[DATASET RECORDS]
----

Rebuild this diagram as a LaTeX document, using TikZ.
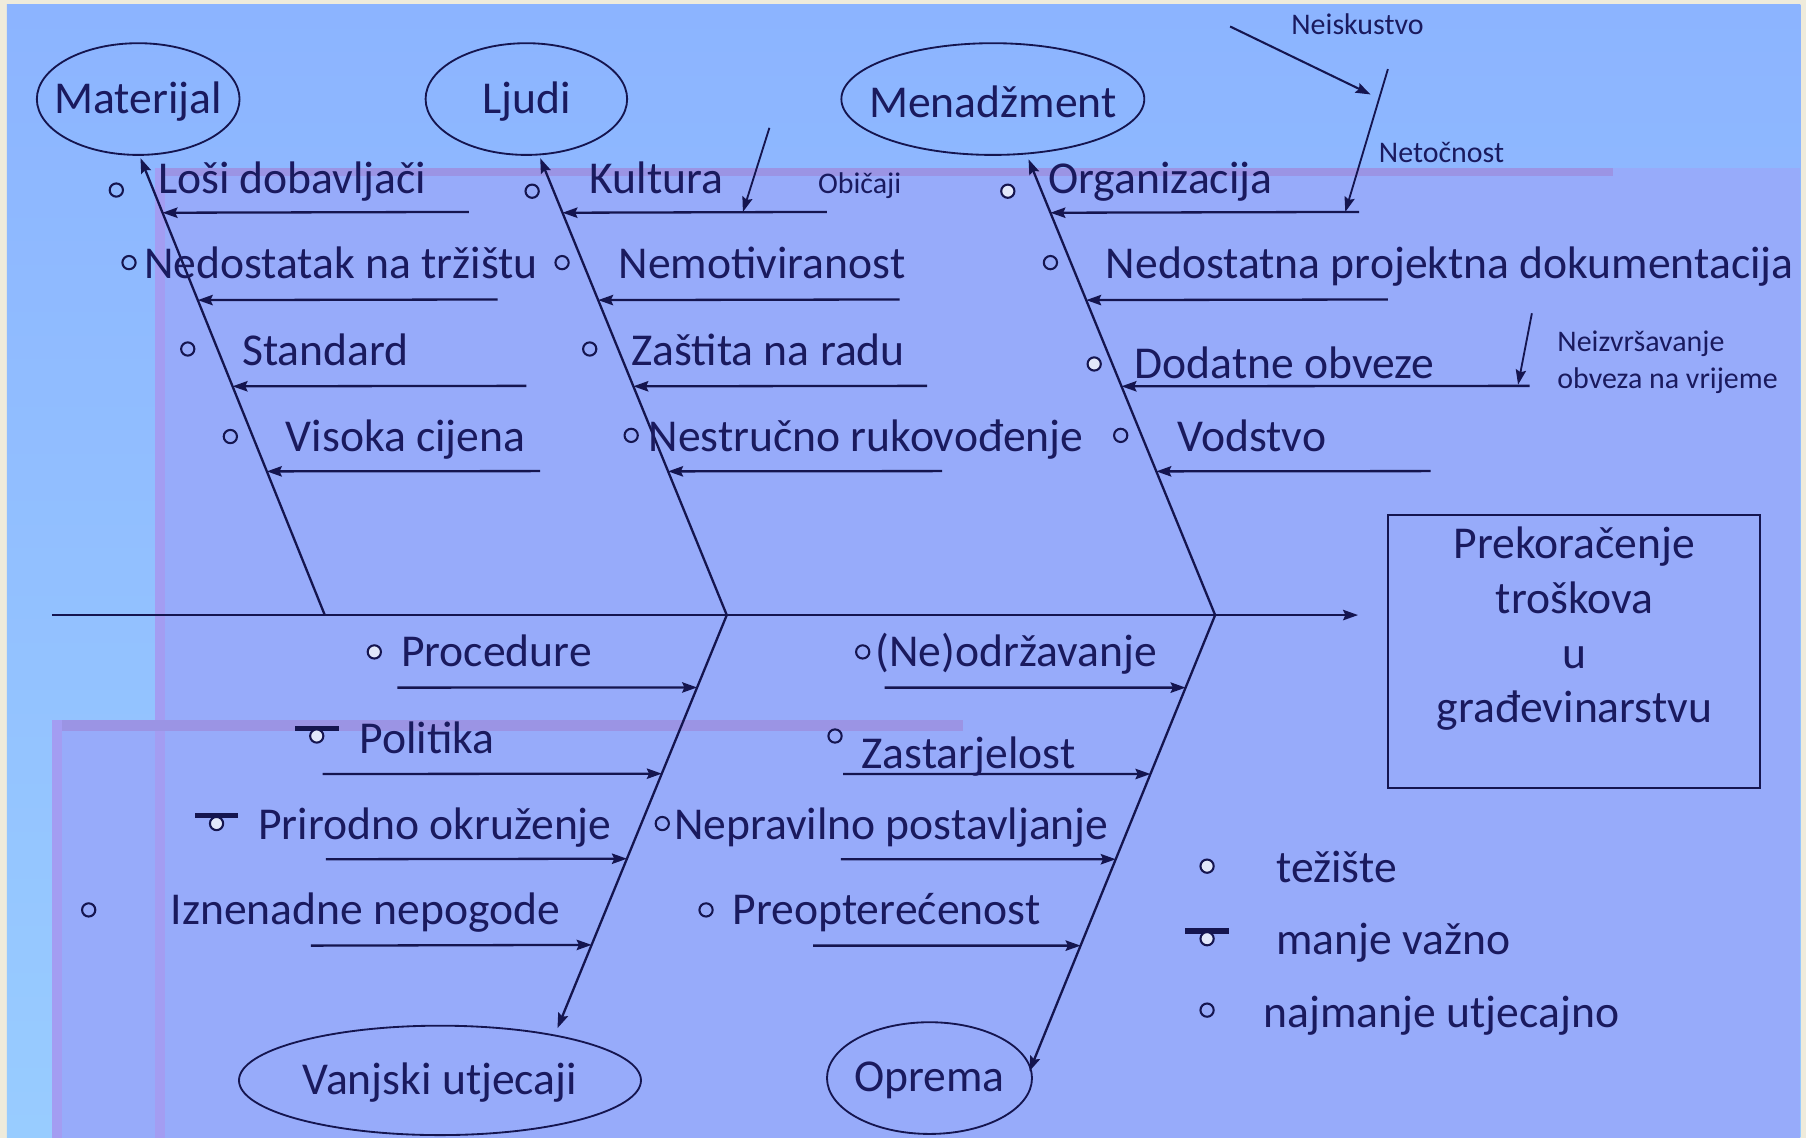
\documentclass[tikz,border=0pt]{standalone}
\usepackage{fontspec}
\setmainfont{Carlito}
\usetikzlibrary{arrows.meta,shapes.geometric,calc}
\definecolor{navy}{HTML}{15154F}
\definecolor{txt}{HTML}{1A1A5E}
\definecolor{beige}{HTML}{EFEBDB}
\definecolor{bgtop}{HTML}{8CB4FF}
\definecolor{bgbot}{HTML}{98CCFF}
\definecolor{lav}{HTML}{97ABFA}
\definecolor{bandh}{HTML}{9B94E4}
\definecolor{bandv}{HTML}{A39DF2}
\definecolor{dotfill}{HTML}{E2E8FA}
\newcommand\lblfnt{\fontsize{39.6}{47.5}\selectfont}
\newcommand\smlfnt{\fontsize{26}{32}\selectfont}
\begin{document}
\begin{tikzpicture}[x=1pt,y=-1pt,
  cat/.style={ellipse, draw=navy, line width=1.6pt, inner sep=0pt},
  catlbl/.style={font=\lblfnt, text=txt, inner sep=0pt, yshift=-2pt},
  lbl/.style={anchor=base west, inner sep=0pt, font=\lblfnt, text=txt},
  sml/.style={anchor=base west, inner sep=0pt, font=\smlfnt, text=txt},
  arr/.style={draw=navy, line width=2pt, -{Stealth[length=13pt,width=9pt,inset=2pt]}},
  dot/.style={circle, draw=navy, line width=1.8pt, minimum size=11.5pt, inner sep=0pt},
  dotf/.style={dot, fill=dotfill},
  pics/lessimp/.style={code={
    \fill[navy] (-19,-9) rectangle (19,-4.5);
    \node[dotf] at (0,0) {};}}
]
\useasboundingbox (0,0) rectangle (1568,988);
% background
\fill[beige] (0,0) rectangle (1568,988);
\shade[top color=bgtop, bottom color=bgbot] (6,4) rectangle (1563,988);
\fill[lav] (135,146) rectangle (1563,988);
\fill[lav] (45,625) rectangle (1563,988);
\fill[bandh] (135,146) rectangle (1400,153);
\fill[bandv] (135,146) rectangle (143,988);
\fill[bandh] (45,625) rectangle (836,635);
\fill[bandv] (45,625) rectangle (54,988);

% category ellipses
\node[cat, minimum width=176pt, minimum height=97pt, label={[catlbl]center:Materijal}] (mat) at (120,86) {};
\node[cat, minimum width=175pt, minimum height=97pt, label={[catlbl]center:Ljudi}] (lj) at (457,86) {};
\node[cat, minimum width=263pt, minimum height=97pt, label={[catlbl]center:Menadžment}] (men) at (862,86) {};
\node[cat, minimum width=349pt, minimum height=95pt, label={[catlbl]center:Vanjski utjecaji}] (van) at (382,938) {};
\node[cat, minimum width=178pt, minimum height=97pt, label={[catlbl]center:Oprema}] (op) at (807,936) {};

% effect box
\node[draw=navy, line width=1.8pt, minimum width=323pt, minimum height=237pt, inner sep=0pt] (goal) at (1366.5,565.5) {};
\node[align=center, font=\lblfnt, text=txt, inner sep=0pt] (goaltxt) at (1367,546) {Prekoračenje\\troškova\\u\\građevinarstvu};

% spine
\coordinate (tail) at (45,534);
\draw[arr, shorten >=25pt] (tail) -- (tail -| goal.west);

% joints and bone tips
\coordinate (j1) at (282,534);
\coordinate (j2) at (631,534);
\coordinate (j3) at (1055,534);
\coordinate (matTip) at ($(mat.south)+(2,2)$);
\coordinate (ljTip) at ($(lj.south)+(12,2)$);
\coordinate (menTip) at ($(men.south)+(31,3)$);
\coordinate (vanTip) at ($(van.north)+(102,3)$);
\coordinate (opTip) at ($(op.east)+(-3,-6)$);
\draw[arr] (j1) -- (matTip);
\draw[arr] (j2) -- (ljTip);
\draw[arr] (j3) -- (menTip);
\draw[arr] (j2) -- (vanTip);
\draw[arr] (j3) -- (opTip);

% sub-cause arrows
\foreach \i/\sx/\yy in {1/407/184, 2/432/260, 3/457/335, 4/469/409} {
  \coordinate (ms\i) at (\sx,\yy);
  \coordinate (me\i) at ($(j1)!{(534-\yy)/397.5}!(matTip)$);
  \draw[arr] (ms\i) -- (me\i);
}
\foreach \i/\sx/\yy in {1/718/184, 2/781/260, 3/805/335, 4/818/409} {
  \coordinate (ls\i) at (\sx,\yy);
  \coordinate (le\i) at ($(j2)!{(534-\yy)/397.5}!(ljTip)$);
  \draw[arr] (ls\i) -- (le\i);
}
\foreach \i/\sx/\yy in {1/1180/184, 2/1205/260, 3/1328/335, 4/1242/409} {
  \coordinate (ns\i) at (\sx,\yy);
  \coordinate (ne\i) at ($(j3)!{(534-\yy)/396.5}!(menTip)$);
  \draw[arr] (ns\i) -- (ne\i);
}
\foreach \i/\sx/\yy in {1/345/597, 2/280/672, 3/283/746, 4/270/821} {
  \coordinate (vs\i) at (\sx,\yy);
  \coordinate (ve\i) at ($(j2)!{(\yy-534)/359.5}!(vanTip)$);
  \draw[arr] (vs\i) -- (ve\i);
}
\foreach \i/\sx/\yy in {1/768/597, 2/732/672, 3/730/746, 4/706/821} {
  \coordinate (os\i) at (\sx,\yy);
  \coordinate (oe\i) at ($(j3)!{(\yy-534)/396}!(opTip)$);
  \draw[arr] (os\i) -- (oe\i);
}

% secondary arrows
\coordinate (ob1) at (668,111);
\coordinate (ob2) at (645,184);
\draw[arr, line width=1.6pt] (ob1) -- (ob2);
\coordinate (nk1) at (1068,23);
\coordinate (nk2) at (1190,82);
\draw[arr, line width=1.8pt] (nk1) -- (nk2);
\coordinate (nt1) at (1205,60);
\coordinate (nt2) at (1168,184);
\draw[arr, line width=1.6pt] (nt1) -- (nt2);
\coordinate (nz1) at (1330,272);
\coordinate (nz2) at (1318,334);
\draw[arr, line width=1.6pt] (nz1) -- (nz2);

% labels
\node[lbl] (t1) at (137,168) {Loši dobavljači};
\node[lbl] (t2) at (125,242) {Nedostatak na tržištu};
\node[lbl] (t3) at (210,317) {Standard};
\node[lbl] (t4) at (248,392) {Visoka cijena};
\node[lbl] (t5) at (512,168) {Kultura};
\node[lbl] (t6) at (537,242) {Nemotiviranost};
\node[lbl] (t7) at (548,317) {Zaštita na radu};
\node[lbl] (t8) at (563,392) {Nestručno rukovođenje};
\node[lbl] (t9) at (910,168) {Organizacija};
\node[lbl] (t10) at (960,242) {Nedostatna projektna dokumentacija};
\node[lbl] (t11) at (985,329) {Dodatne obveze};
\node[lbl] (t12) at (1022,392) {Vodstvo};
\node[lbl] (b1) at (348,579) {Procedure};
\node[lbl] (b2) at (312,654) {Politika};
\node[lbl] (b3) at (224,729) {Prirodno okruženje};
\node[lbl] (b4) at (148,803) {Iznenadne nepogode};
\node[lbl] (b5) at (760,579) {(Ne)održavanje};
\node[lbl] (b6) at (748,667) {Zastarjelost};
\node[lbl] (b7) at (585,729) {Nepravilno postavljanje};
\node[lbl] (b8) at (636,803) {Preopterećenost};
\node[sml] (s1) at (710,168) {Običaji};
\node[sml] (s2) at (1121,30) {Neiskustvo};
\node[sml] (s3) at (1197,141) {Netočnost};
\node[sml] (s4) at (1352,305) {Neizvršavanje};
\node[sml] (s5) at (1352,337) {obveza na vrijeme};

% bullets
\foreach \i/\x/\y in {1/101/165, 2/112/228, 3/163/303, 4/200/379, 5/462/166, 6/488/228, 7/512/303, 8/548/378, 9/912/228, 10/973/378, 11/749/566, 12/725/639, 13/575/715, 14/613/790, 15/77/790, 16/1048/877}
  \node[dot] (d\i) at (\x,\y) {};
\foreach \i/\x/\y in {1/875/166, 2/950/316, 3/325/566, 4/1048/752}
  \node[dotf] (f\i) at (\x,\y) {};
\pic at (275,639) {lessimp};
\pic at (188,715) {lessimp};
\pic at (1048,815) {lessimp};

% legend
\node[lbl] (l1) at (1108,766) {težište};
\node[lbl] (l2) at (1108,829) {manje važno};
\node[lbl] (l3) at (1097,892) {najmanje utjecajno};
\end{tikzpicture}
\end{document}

----

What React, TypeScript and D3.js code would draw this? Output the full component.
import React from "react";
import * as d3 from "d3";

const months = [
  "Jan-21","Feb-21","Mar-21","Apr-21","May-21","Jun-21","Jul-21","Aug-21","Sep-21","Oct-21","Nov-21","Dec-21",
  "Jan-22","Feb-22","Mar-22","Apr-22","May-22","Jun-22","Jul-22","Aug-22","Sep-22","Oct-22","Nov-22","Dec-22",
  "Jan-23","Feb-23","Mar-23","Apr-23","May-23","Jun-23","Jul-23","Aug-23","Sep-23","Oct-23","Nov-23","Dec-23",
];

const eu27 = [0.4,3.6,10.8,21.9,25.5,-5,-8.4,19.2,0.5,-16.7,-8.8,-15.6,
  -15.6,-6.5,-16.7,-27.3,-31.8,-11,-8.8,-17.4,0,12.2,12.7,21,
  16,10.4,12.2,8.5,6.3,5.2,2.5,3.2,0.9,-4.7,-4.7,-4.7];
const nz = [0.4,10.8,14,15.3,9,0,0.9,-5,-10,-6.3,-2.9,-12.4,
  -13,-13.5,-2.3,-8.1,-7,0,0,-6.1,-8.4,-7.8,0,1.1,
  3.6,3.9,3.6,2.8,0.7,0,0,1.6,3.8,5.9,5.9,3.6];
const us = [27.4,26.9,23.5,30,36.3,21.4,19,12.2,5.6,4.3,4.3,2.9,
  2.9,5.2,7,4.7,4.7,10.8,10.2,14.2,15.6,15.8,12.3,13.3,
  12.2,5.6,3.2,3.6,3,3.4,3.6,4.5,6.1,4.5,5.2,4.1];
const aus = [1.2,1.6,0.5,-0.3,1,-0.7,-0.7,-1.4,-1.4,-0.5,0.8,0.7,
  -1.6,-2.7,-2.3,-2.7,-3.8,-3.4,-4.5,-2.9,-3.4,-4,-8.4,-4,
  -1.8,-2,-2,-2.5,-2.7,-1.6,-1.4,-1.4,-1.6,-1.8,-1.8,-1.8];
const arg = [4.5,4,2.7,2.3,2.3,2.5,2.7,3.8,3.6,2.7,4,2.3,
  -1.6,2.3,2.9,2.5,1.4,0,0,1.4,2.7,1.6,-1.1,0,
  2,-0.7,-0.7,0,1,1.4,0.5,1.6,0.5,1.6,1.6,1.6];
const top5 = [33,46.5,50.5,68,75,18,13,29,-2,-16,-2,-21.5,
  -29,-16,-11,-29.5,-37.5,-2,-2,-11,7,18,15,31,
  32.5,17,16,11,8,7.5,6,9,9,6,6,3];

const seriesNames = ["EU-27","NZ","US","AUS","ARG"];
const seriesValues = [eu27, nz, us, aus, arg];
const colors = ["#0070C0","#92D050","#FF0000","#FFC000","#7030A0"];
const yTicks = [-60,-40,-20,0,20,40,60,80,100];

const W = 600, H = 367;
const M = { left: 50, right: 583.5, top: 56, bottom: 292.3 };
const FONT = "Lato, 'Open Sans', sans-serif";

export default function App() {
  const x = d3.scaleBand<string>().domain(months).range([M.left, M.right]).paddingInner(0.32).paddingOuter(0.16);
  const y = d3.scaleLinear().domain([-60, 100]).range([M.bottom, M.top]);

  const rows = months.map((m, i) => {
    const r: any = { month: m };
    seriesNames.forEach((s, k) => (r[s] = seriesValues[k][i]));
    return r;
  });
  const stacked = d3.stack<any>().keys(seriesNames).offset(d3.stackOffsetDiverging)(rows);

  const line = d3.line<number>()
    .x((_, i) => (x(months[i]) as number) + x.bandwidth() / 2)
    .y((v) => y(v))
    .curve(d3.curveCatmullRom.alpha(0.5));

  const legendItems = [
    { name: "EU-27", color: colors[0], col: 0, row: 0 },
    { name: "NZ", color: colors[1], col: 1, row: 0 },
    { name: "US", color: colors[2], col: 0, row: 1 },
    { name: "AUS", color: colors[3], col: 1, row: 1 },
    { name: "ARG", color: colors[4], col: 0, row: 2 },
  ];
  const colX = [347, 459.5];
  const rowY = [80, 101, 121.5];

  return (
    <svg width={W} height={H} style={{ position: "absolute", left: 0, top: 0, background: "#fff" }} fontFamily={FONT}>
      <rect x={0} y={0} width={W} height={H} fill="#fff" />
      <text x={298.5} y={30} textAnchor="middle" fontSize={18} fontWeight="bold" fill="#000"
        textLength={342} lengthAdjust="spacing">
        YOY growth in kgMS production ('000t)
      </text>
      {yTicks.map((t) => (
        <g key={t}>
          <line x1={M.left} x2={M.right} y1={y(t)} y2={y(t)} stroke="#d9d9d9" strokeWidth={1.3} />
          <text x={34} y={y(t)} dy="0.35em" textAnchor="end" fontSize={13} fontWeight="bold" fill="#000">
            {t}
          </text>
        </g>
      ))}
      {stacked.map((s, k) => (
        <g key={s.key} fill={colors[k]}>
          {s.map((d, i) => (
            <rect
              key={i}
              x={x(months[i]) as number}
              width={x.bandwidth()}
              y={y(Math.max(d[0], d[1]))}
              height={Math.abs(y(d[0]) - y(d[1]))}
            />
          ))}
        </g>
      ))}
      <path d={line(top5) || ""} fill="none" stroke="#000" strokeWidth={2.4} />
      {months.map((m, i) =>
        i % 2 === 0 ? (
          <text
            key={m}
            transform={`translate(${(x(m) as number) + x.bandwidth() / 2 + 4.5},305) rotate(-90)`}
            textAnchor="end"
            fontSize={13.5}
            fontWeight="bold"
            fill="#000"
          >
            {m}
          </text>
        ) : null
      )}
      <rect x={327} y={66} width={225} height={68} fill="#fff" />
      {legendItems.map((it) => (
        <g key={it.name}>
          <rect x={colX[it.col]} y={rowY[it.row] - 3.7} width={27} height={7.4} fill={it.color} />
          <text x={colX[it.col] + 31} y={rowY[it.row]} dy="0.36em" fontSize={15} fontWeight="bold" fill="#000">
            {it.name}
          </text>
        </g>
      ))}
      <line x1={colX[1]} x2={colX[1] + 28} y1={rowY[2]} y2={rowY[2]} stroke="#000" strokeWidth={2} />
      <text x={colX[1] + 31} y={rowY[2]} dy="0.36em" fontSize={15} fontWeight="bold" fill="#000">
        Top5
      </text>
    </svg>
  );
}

----

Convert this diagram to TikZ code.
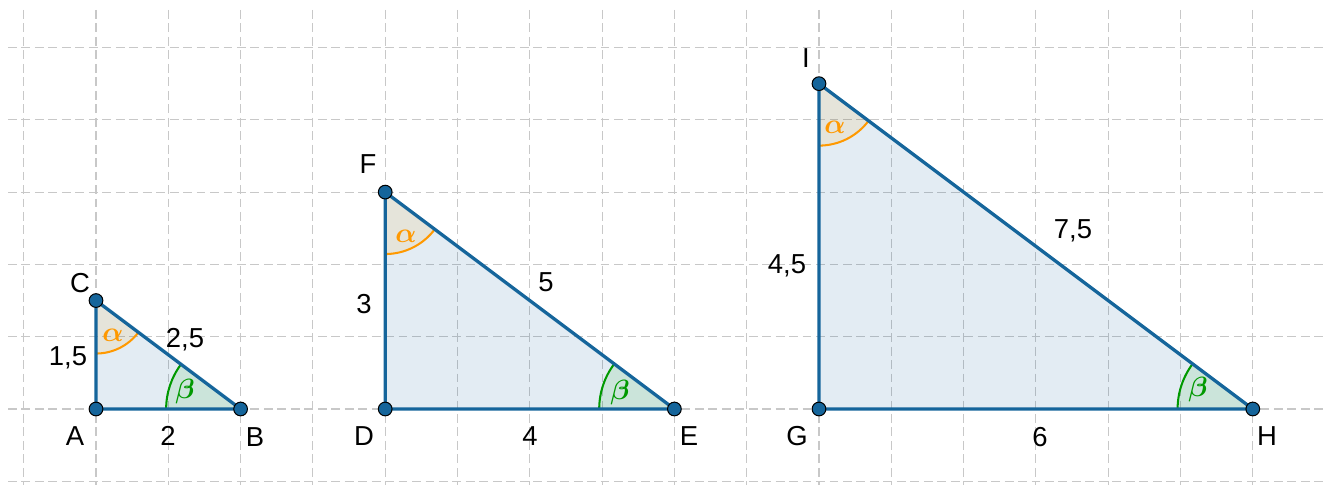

----

[SET EXERCISE]
Using the data above, which lines fall from the one with "Rebuild this diagram" through the one with "(45,625) rectangle (54,988);"? Repeat them exactly, ends included, minus any pictures.

[PROBLEM SOLUTION]
Rebuild this diagram as a LaTeX document, using TikZ.
\documentclass[tikz,border=0pt]{standalone}
\usepackage{fontspec}
\setmainfont{Carlito}
\usetikzlibrary{arrows.meta,shapes.geometric,calc}
\definecolor{navy}{HTML}{15154F}
\definecolor{txt}{HTML}{1A1A5E}
\definecolor{beige}{HTML}{EFEBDB}
\definecolor{bgtop}{HTML}{8CB4FF}
\definecolor{bgbot}{HTML}{98CCFF}
\definecolor{lav}{HTML}{97ABFA}
\definecolor{bandh}{HTML}{9B94E4}
\definecolor{bandv}{HTML}{A39DF2}
\definecolor{dotfill}{HTML}{E2E8FA}
\newcommand\lblfnt{\fontsize{39.6}{47.5}\selectfont}
\newcommand\smlfnt{\fontsize{26}{32}\selectfont}
\begin{document}
\begin{tikzpicture}[x=1pt,y=-1pt,
  cat/.style={ellipse, draw=navy, line width=1.6pt, inner sep=0pt},
  catlbl/.style={font=\lblfnt, text=txt, inner sep=0pt, yshift=-2pt},
  lbl/.style={anchor=base west, inner sep=0pt, font=\lblfnt, text=txt},
  sml/.style={anchor=base west, inner sep=0pt, font=\smlfnt, text=txt},
  arr/.style={draw=navy, line width=2pt, -{Stealth[length=13pt,width=9pt,inset=2pt]}},
  dot/.style={circle, draw=navy, line width=1.8pt, minimum size=11.5pt, inner sep=0pt},
  dotf/.style={dot, fill=dotfill},
  pics/lessimp/.style={code={
    \fill[navy] (-19,-9) rectangle (19,-4.5);
    \node[dotf] at (0,0) {};}}
]
\useasboundingbox (0,0) rectangle (1568,988);
% background
\fill[beige] (0,0) rectangle (1568,988);
\shade[top color=bgtop, bottom color=bgbot] (6,4) rectangle (1563,988);
\fill[lav] (135,146) rectangle (1563,988);
\fill[lav] (45,625) rectangle (1563,988);
\fill[bandh] (135,146) rectangle (1400,153);
\fill[bandv] (135,146) rectangle (143,988);
\fill[bandh] (45,625) rectangle (836,635);
\fill[bandv] (45,625) rectangle (54,988);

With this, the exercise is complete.